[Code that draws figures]

____________________

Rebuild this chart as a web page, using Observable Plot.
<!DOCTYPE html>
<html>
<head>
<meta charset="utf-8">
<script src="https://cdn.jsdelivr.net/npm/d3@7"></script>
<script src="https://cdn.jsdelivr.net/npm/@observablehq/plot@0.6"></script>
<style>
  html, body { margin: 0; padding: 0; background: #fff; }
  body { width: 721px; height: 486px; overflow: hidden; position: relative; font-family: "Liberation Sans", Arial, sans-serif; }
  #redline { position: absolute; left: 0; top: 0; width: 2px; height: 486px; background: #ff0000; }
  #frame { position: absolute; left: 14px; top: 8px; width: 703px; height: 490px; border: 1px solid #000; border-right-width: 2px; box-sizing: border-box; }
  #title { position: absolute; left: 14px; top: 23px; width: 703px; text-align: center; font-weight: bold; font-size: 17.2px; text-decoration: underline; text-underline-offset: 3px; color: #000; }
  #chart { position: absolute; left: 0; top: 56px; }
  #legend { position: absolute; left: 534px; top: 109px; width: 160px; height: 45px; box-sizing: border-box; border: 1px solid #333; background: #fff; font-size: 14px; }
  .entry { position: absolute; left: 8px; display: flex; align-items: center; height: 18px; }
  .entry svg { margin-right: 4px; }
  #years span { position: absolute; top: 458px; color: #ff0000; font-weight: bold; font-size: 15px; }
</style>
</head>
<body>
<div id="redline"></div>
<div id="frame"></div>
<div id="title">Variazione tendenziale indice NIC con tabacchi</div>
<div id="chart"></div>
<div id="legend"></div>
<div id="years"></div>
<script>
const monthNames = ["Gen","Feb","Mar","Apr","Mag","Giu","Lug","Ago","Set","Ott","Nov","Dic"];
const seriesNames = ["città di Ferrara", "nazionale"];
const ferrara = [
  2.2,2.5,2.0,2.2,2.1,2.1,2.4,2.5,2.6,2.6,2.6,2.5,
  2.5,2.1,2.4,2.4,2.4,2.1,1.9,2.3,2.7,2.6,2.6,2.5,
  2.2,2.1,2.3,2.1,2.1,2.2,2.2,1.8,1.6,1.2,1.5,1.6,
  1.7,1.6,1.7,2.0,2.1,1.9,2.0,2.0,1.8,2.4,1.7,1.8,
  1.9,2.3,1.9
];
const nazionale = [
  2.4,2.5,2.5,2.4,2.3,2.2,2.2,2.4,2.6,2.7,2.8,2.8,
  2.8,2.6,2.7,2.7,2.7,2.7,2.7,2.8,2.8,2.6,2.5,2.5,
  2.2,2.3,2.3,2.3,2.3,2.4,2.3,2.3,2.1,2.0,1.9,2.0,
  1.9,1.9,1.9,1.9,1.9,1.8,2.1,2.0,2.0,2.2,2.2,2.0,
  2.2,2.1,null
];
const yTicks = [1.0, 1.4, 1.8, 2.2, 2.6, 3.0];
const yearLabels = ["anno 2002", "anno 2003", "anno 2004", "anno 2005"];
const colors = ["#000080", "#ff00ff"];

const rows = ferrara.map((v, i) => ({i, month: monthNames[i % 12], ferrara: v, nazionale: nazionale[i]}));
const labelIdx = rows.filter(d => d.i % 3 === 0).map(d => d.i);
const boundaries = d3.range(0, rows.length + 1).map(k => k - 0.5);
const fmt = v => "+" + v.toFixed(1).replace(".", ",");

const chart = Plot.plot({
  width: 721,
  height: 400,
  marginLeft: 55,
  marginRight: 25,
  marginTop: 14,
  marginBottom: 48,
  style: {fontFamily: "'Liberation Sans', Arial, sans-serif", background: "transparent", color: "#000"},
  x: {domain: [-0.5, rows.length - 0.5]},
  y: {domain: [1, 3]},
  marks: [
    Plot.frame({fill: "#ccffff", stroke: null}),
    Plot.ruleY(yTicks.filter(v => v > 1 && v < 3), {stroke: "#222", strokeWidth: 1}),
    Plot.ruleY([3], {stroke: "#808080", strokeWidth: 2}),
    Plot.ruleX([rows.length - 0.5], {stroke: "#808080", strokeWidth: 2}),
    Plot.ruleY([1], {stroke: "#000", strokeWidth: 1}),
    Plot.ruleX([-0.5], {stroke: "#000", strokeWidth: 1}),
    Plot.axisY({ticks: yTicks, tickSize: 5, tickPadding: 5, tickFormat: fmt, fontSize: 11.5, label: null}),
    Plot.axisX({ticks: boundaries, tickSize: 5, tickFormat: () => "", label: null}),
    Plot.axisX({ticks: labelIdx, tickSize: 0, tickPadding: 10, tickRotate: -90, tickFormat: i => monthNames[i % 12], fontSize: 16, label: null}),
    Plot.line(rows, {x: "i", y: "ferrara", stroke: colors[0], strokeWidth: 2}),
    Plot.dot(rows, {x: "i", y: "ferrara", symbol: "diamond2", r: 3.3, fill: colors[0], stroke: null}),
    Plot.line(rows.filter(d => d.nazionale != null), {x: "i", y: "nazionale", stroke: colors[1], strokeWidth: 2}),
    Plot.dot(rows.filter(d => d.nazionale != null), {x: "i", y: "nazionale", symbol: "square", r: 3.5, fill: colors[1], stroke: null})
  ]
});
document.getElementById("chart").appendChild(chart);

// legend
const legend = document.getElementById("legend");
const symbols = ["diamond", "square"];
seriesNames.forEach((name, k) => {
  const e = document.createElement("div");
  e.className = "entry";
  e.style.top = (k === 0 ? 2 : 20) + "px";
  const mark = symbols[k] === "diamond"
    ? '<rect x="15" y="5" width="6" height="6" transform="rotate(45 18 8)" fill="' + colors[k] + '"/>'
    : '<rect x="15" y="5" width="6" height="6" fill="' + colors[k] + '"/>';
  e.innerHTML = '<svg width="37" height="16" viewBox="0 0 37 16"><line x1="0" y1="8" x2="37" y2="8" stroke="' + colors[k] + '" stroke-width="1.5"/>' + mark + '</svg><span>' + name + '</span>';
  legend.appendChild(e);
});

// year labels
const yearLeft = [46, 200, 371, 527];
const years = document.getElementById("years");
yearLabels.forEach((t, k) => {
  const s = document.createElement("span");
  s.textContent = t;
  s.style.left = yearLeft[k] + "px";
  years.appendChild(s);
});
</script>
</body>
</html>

____________________

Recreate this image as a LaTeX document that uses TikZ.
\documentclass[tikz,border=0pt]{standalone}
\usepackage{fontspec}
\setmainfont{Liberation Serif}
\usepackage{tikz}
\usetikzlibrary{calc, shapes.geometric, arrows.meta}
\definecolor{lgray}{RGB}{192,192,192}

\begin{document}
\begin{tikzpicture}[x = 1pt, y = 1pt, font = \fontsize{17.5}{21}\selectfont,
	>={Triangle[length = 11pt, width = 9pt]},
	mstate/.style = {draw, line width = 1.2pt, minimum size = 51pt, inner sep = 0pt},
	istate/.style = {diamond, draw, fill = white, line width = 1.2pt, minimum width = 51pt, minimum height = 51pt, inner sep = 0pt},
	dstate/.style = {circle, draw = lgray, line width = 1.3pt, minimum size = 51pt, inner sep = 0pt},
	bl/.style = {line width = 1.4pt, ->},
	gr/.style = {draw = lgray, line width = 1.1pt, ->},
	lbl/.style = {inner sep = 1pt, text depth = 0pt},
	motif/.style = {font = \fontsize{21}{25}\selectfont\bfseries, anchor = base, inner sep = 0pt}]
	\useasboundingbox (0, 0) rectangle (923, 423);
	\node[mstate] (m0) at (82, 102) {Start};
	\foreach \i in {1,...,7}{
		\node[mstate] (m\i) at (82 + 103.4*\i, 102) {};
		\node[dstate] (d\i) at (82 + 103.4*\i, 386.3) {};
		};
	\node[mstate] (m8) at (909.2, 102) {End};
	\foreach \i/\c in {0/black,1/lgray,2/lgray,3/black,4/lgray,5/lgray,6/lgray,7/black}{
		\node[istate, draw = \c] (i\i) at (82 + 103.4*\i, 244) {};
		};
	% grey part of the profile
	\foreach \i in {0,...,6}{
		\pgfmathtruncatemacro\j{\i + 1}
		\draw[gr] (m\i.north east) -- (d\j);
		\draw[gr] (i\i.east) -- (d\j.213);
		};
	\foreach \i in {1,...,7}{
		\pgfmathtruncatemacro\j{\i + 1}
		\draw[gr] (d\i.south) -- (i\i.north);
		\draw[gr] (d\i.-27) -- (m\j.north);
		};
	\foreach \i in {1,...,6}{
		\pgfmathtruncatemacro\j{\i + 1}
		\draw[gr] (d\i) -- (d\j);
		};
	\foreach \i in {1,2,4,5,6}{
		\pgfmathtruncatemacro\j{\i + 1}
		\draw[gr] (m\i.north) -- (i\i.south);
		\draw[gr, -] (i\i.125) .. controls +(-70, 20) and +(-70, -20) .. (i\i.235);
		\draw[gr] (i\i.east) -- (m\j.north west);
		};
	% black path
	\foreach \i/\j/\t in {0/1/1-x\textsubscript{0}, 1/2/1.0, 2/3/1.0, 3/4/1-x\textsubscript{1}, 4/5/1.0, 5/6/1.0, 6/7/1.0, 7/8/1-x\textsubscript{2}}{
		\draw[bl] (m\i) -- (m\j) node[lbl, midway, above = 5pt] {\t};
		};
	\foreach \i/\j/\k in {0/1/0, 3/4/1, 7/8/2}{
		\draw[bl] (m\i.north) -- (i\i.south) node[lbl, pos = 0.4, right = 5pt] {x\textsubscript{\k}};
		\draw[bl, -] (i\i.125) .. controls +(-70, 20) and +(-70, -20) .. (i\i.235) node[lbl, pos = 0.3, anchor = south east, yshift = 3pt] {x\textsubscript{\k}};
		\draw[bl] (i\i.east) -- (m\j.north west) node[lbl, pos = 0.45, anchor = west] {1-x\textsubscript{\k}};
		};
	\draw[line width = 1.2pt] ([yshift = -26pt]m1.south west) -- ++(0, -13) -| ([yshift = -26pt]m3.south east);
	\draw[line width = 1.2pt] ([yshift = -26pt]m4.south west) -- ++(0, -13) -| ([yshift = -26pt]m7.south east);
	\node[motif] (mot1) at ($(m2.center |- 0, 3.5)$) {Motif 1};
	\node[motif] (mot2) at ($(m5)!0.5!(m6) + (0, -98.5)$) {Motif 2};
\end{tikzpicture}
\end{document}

____________________

_Exercise details_: In the lines above, locate the string "this". Copy every line where it occurs.

_Exercise answer_:
Rebuild this chart as a web page, using Observable Plot.
Recreate this image as a LaTeX document that uses TikZ.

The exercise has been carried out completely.